I returned to the medieval Oxford, this time for several days at an international conference on the philosophy of law. I feel it’s not the best moment that I could be here. I am, unfortunately, too tired mentally of the abstract world of theoretical philosophy, and of academia in general. Also, I would have liked my father to have come here with me, or in my place. He seems to feed with the kind of ideas conveyed here, in discussions with his colleagues from all around the world, with reading some new arguments and their critical analysis. I, by contrast, have a very youthful spirit, anxious, disturbed by the apparent immobility and passivity and philosophical ideas, bothered by the lack of any actual impact of these discussions and concerns for the real world. On one hand, I assume responsibility for this moment and I think this attitude has a mobilizing force that drives me to want to do more, now ,at 25. On the other hand, I realize that my attitude is somewhat naive and I’m ashamed of the reductionism which I currently apply to academic thinking – I should be most aware of the best long-term impact on society of intellectual thought, and the importance of such process to maturity of a civilization …
Dear Dad, there are many people here that I would like you to know. Some you already know – Veronica, Delia, Pietro, Alexy, Bulygin, Moresi … But I would like you to meet new faces, but as distinct and distinguishable, as Leslie Green, John Gardner, Stanley Paulson, Martin Borowski, Richard Tur .. There are people who have dedicated, just like you, their lifetime energy to existential questions, of substance, and have tried to bring something new in intellectual discussions of the time. I feel they are paradoxical beings, because on the one hand, as if they aged faster from the low light, and lack of sun and greens, and too much time in the library has weakened their eyesight and their vital force. In a sense, are tired, I have great doubts they make their discoveries with the same passion as before. Could intellectual discovery become routine?

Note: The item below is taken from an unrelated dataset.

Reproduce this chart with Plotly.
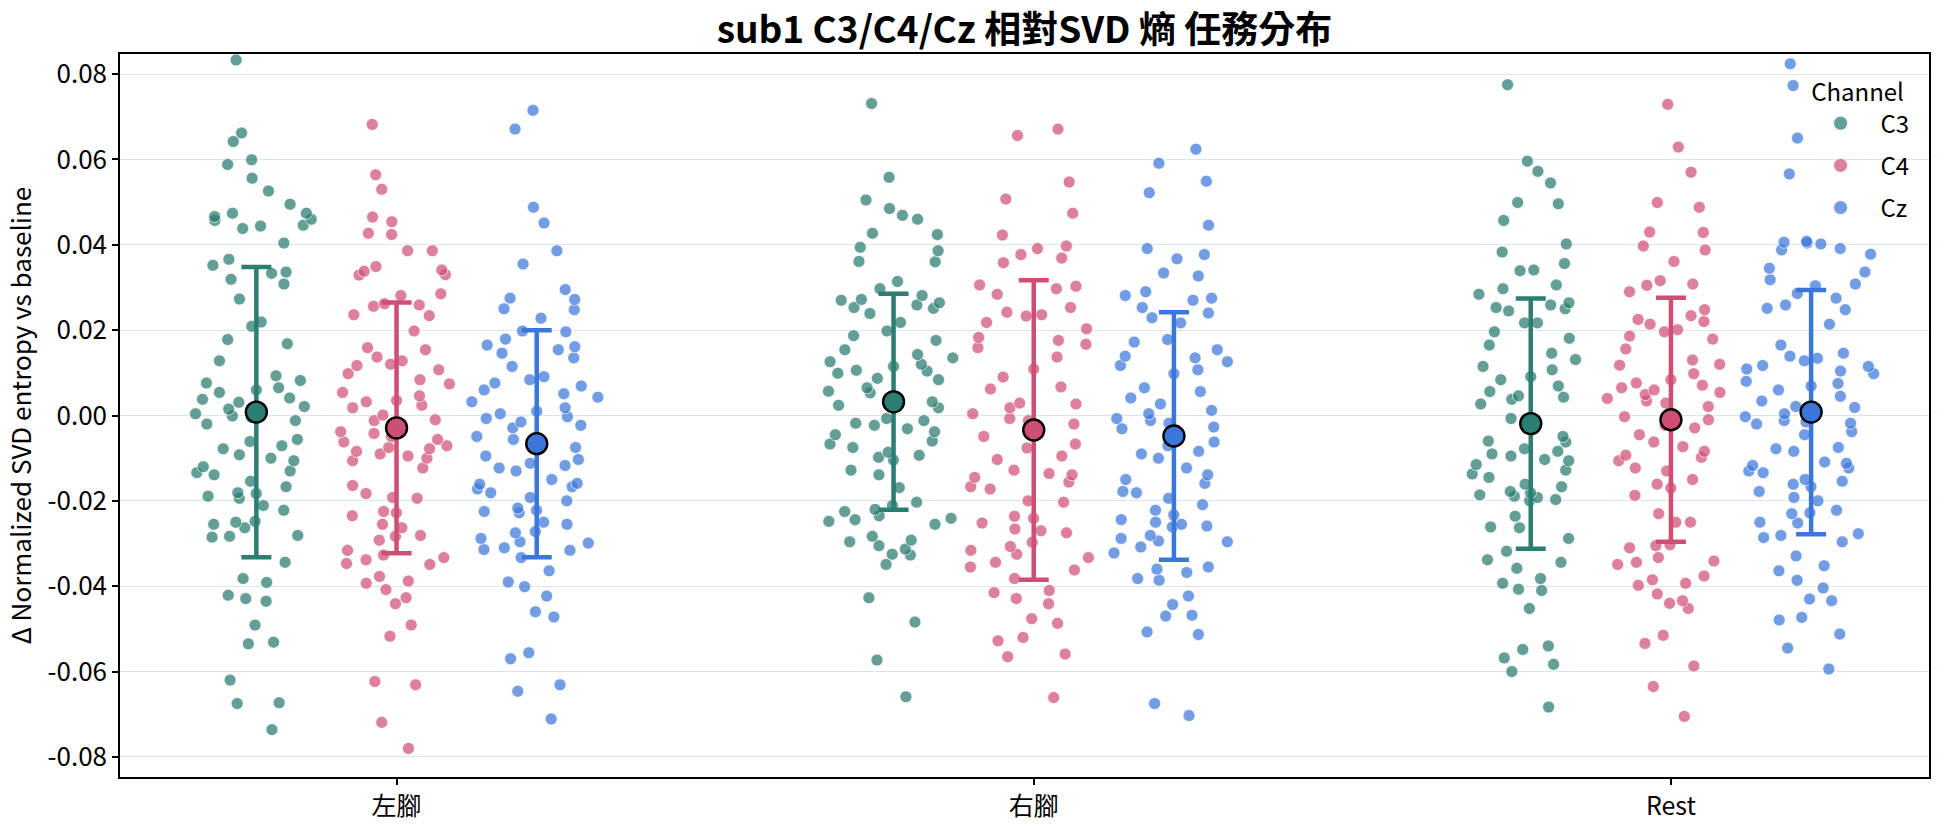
import plotly.graph_objects as go

# ---------------- data ----------------
categories = ["左腳", "右腳", "Rest"]
channels = ["C3", "C4", "Cz"]

left_c3 = [0.0833, 0.0662, 0.0642, 0.0599, 0.0588, 0.0556, 0.0526, 0.0495, 0.0474, 0.0474,
           0.0466, 0.0457, 0.0446, 0.0444, 0.0460, 0.0438, 0.0404, 0.0366, 0.0352, 0.0336,
           0.0333, 0.0319, 0.0308, 0.0273, 0.0219, 0.0209, 0.0178, 0.0168, 0.0128, 0.0093,
           0.0082, 0.0076, 0.0065, 0.0060, 0.0054, 0.0041, 0.0038, 0.0031, 0.0021, 0.0015,
           0.0004, -0.0001, -0.0004, -0.0012, -0.0020, -0.0056, -0.0061, -0.0071, -0.0078,
           -0.0092, -0.0100, -0.0106, -0.0120, -0.0130, -0.0134, -0.0139, -0.0154, -0.0167,
           -0.0181, -0.0183, -0.0189, -0.0194, -0.0211, -0.0222, -0.0248, -0.0250, -0.0255,
           -0.0263, -0.0281, -0.0283, -0.0285, -0.0344, -0.0382, -0.0391, -0.0421, -0.0429,
           -0.0435, -0.0491, -0.0531, -0.0535, -0.0620, -0.0673, -0.0675, -0.0736]
left_c4 = [0.0682, 0.0564, 0.0530, 0.0465, 0.0454, 0.0427, 0.0424, 0.0386, 0.0386, 0.0349,
           0.0341, 0.0338, 0.0330, 0.0329, 0.0285, 0.0281, 0.0262, 0.0259, 0.0256, 0.0236,
           0.0234, 0.0198, 0.0159, 0.0154, 0.0137, 0.0128, 0.0120, 0.0117, 0.0107, 0.0098,
           0.0084, 0.0074, 0.0054, 0.0046, 0.0035, 0.0032, 0.0024, 0.0018, 0.0001, -0.0010,
           -0.0012, -0.0038, -0.0042, -0.0049, -0.0056, -0.0062, -0.0071, -0.0075, -0.0078,
           -0.0084, -0.0090, -0.0095, -0.0100, -0.0106, -0.0123, -0.0164, -0.0183, -0.0192,
           -0.0194, -0.0225, -0.0228, -0.0235, -0.0255, -0.0263, -0.0281, -0.0283, -0.0292,
           -0.0316, -0.0327, -0.0333, -0.0338, -0.0347, -0.0349, -0.0377, -0.0388, -0.0393,
           -0.0408, -0.0427, -0.0441, -0.0491, -0.0517, -0.0623, -0.0631, -0.0719, -0.0780]
left_cz = [0.0715, 0.0671, 0.0488, 0.0451, 0.0386, 0.0355, 0.0295, 0.0275, 0.0272, 0.0250,
           0.0248, 0.0228, 0.0198, 0.0196, 0.0179, 0.0165, 0.0161, 0.0154, 0.0146, 0.0135,
           0.0115, 0.0091, 0.0084, 0.0076, 0.0069, 0.0060, 0.0051, 0.0043, 0.0032, 0.0018,
           0.0010, 0.0004, -0.0003, -0.0007, -0.0015, -0.0023, -0.0029, -0.0049, -0.0056,
           -0.0067, -0.0075, -0.0095, -0.0103, -0.0112, -0.0117, -0.0123, -0.0130, -0.0150,
           -0.0159, -0.0161, -0.0167, -0.0172, -0.0181, -0.0192, -0.0200, -0.0217, -0.0222,
           -0.0225, -0.0228, -0.0250, -0.0255, -0.0272, -0.0275, -0.0288, -0.0296, -0.0299,
           -0.0310, -0.0314, -0.0316, -0.0333, -0.0364, -0.0390, -0.0401, -0.0423, -0.0460,
           -0.0472, -0.0556, -0.0570, -0.0631, -0.0646, -0.0711]
right_c3 = [0.0731, 0.0558, 0.0505, 0.0485, 0.0469, 0.0460, 0.0427, 0.0424, 0.0394, 0.0386,
            0.0361, 0.0360, 0.0314, 0.0297, 0.0281, 0.0272, 0.0270, 0.0264, 0.0259, 0.0253,
            0.0251, 0.0239, 0.0218, 0.0198, 0.0187, 0.0176, 0.0154, 0.0143, 0.0135, 0.0126,
            0.0120, 0.0115, 0.0106, 0.0104, 0.0099, 0.0087, 0.0084, 0.0065, 0.0057, 0.0053,
            0.0038, 0.0032, 0.0024, 0.0018, -0.0007, -0.0012, -0.0018, -0.0023, -0.0031,
            -0.0038, -0.0045, -0.0060, -0.0067, -0.0075, -0.0086, -0.0093, -0.0098, -0.0104,
            -0.0128, -0.0139, -0.0169, -0.0203, -0.0211, -0.0220, -0.0225, -0.0235, -0.0241,
            -0.0244, -0.0248, -0.0255, -0.0283, -0.0292, -0.0296, -0.0305, -0.0313, -0.0325,
            -0.0327, -0.0349, -0.0427, -0.0484, -0.0573, -0.0659]
right_c4 = [0.0671, 0.0656, 0.0547, 0.0507, 0.0474, 0.0423, 0.0397, 0.0391, 0.0377, 0.0369,
            0.0358, 0.0306, 0.0303, 0.0297, 0.0284, 0.0253, 0.0242, 0.0236, 0.0233, 0.0218,
            0.0203, 0.0183, 0.0176, 0.0167, 0.0159, 0.0137, 0.0109, 0.0090, 0.0067, 0.0062,
            0.0029, 0.0027, 0.0018, 0.0004, -0.0007, -0.0012, -0.0020, -0.0049, -0.0067,
            -0.0076, -0.0095, -0.0103, -0.0128, -0.0136, -0.0139, -0.0145, -0.0156, -0.0167,
            -0.0172, -0.0200, -0.0203, -0.0236, -0.0241, -0.0252, -0.0266, -0.0270, -0.0275,
            -0.0297, -0.0307, -0.0316, -0.0325, -0.0333, -0.0344, -0.0355, -0.0362, -0.0382,
            -0.0410, -0.0415, -0.0429, -0.0441, -0.0476, -0.0487, -0.0520, -0.0528, -0.0559,
            -0.0565, -0.0661]
right_cz = [0.0624, 0.0591, 0.0549, 0.0522, 0.0446, 0.0391, 0.0377, 0.0367, 0.0334, 0.0327,
            0.0290, 0.0281, 0.0275, 0.0270, 0.0253, 0.0240, 0.0229, 0.0217, 0.0178, 0.0172,
            0.0154, 0.0139, 0.0135, 0.0126, 0.0117, 0.0107, 0.0098, 0.0065, 0.0056, 0.0041,
            0.0027, 0.0012, 0.0004, -0.0007, -0.0012, -0.0018, -0.0027, -0.0031, -0.0062,
            -0.0071, -0.0084, -0.0090, -0.0100, -0.0123, -0.0139, -0.0150, -0.0159, -0.0178,
            -0.0181, -0.0194, -0.0209, -0.0222, -0.0233, -0.0244, -0.0250, -0.0255, -0.0261,
            -0.0259, -0.0281, -0.0288, -0.0294, -0.0296, -0.0308, -0.0322, -0.0355, -0.0360,
            -0.0368, -0.0382, -0.0386, -0.0423, -0.0443, -0.0468, -0.0470, -0.0507, -0.0513,
            -0.0675, -0.0703]
rest_c3 = [0.0775, 0.0596, 0.0572, 0.0545, 0.0499, 0.0496, 0.0457, 0.0402, 0.0383, 0.0356,
           0.0341, 0.0339, 0.0306, 0.0297, 0.0284, 0.0264, 0.0259, 0.0253, 0.0250, 0.0245,
           0.0217, 0.0217, 0.0196, 0.0181, 0.0165, 0.0146, 0.0131, 0.0115, 0.0107, 0.0091,
           0.0084, 0.0069, 0.0056, 0.0046, 0.0043, 0.0038, 0.0027, -0.0007, -0.0021, -0.0049,
           -0.0060, -0.0062, -0.0078, -0.0084, -0.0090, -0.0095, -0.0103, -0.0106, -0.0115,
           -0.0128, -0.0137, -0.0145, -0.0161, -0.0167, -0.0178, -0.0181, -0.0186, -0.0189,
           -0.0192, -0.0197, -0.0200, -0.0236, -0.0261, -0.0263, -0.0288, -0.0318, -0.0338,
           -0.0344, -0.0358, -0.0382, -0.0393, -0.0407, -0.0410, -0.0452, -0.0540, -0.0548,
           -0.0568, -0.0583, -0.0600, -0.0683]
rest_c4 = [0.0729, 0.0629, 0.0570, 0.0499, 0.0488, 0.0430, 0.0429, 0.0397, 0.0388, 0.0361,
           0.0316, 0.0308, 0.0305, 0.0290, 0.0248, 0.0234, 0.0225, 0.0220, 0.0214, 0.0201,
           0.0196, 0.0186, 0.0179, 0.0156, 0.0130, 0.0120, 0.0118, 0.0098, 0.0084, 0.0076,
           0.0071, 0.0065, 0.0060, 0.0054, 0.0049, 0.0040, 0.0034, 0.0029, 0.0021, -0.0003,
           -0.0010, -0.0023, -0.0029, -0.0045, -0.0062, -0.0073, -0.0084, -0.0093, -0.0098,
           -0.0106, -0.0123, -0.0130, -0.0150, -0.0161, -0.0170, -0.0187, -0.0230, -0.0250,
           -0.0250, -0.0303, -0.0310, -0.0305, -0.0333, -0.0341, -0.0344, -0.0349, -0.0376,
           -0.0385, -0.0393, -0.0398, -0.0418, -0.0434, -0.0440, -0.0452, -0.0515, -0.0534,
           -0.0587, -0.0635, -0.0705]
rest_cz = [0.0824, 0.0773, 0.0650, 0.0566, 0.0406, 0.0404, 0.0402, 0.0391, 0.0408, 0.0388,
           0.0378, 0.0345, 0.0336, 0.0318, 0.0308, 0.0304, 0.0286, 0.0275, 0.0259, 0.0251,
           0.0248, 0.0214, 0.0165, 0.0146, 0.0139, 0.0134, 0.0128, 0.0117, 0.0115, 0.0109,
           0.0104, 0.0098, 0.0080, 0.0075, 0.0069, 0.0060, 0.0045, 0.0034, 0.0021, 0.0019,
           0.0004, -0.0003, -0.0012, -0.0015, -0.0018, -0.0020, -0.0038, -0.0045, -0.0075,
           -0.0078, -0.0084, -0.0109, -0.0112, -0.0117, -0.0123, -0.0130, -0.0134, -0.0150,
           -0.0154, -0.0161, -0.0167, -0.0178, -0.0192, -0.0200, -0.0222, -0.0228, -0.0230,
           -0.0252, -0.0250, -0.0277, -0.0281, -0.0286, -0.0296, -0.0329, -0.0352, -0.0364,
           -0.0386, -0.0404, -0.0430, -0.0434, -0.0473, -0.0479, -0.0512, -0.0545, -0.0594]

# mean and SD per category (左腳, 右腳, Rest)
mean_c3 = [0.0008, 0.0032, -0.0019]
mean_c4 = [-0.0029, -0.0034, -0.0010]
mean_cz = [-0.0066, -0.0048, 0.0008]
sd_c3 = [0.0340, 0.0253, 0.0293]
sd_c4 = [0.0294, 0.0351, 0.0286]
sd_cz = [0.0266, 0.0290, 0.0286]

y_tick_vals = [-0.08, -0.06, -0.04, -0.02, 0.0, 0.02, 0.04, 0.06, 0.08]
y_tick_text = ["-0.08", "-0.06", "-0.04", "-0.02", "0.00", "0.02", "0.04", "0.06", "0.08"]

# ---------------- styling ----------------
FONT = "Noto Sans CJK TC"
base_colors = {"C3": "rgb(44,125,114)", "C4": "rgb(207,79,116)", "Cz": "rgb(59,119,218)"}
dot_colors = {"C3": "rgba(44,125,114,0.74)", "C4": "rgba(207,79,116,0.72)", "Cz": "rgba(59,119,218,0.72)"}
dodge = {"C3": -0.22, "C4": 0.0, "Cz": 0.22}

points = {
    "C3": [left_c3, right_c3, rest_c3],
    "C4": [left_c4, right_c4, rest_c4],
    "Cz": [left_cz, right_cz, rest_cz],
}
means = {"C3": mean_c3, "C4": mean_c4, "Cz": mean_cz}
sds = {"C3": sd_c3, "C4": sd_c4, "Cz": sd_cz}

fig = go.Figure()

# strip points via box traces (library jitter), boxes themselves invisible
for ch in channels:
    for i, vals in enumerate(points[ch]):
        pos = i + dodge[ch]
        fig.add_trace(go.Box(
            x=[pos] * len(vals), y=vals,
            width=0.23, boxpoints="all", jitter=1.0, pointpos=0,
            fillcolor="rgba(0,0,0,0)",
            line=dict(color="rgba(0,0,0,0)", width=0),
            marker=dict(color=dot_colors[ch], size=12,
                        line=dict(color="rgba(255,255,255,0.85)", width=0.8)),
            hoveron="points", showlegend=False, name=ch,
        ))

# mean +/- SD
for ch in channels:
    fig.add_trace(go.Scatter(
        x=[i + dodge[ch] for i in range(len(categories))], y=means[ch],
        mode="markers",
        error_y=dict(type="data", array=sds[ch], color=base_colors[ch], thickness=4.5, width=15),
        marker=dict(color=base_colors[ch], size=21, line=dict(color="black", width=2.4)),
        showlegend=False, name=ch,
    ))

# legend entries
for ch in channels:
    fig.add_trace(go.Scatter(
        x=[None], y=[None], mode="markers", name=ch, legendgroup=ch,
        marker=dict(color=dot_colors[ch], size=14, line=dict(color="white", width=0.8)),
    ))

fig.update_layout(
    width=1944, height=827,
    margin=dict(l=120, r=15, t=54, b=50, autoexpand=False),
    paper_bgcolor="white", plot_bgcolor="white",
    font=dict(family=FONT, size=24, color="black"),
    title=dict(text="<b>sub1 C3/C4/Cz 相對SVD 熵 任務分布</b>", x=0.5, xref="paper",
               y=0.964, yanchor="middle", font=dict(size=37, family=FONT)),
    showlegend=True,
    legend=dict(x=0.929, xanchor="left", y=0.978, yanchor="top",
                bgcolor="rgba(0,0,0,0)", borderwidth=0, itemwidth=70,
                title=dict(text="Channel", side="top center", font=dict(size=24)),
                font=dict(size=24), tracegroupgap=8),
    boxmode="overlay",
)
fig.update_xaxes(
    type="linear", range=[-0.434, 2.405], automargin=False,
    tickvals=list(range(len(categories))), ticktext=categories,
    showgrid=False, zeroline=False,
    showline=True, linecolor="black", linewidth=1.5, mirror=True,
    ticks="outside", ticklen=6, tickwidth=1.5, tickcolor="black",
    tickfont=dict(size=25),
)
fig.update_yaxes(
    range=[-0.0847, 0.0847], automargin=False,
    tickvals=y_tick_vals, ticktext=y_tick_text,
    showgrid=True, gridcolor="#dbe5ee", gridwidth=1, zeroline=False,
    showline=True, linecolor="black", linewidth=1.5, mirror=True,
    ticks="outside", ticklen=6, tickwidth=1.5, tickcolor="black",
    tickfont=dict(size=26),
    title=dict(text="Δ Normalized SVD entropy vs baseline", font=dict(size=26), standoff=8),
)

fig.write_html("out.html")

But they remain paradoxical because, at the same time,they are people who have built their own life and career plan. Academic career offers, isn’t it right, the greatest freedom of all professions: the freedom of not doing more than the minimum needed to keep you in the field, or the want to progress continuously, doing what you like from the start – to read, write, to turn an idea on all its sides, to discuss it with others, and feel that it produces something new. At the fundamental level, no one forces you to do anything. Nobody puts you sit in the office 8 hours a day, or to have no mechanical activities that don’t engage you mentally. You choose your own standards of excellence, objectives and work program. You build your academic personality, attitude towards others, and your presence within the community.
I look at my friend Delia now, she is in the 9th heaven: she just learned she will teach the first courses from her academic career. I see her face and happiness to have a dream come true, to be in the environment that fits her. And I cannot help noticing that no matter how petrified and lifeless academic life sometimes seems to me, watching that is led by passionate people who sacrificed a life of immediate material reward for a goal that remains, no matter how the rest of us feel, higher and worthy of admiration.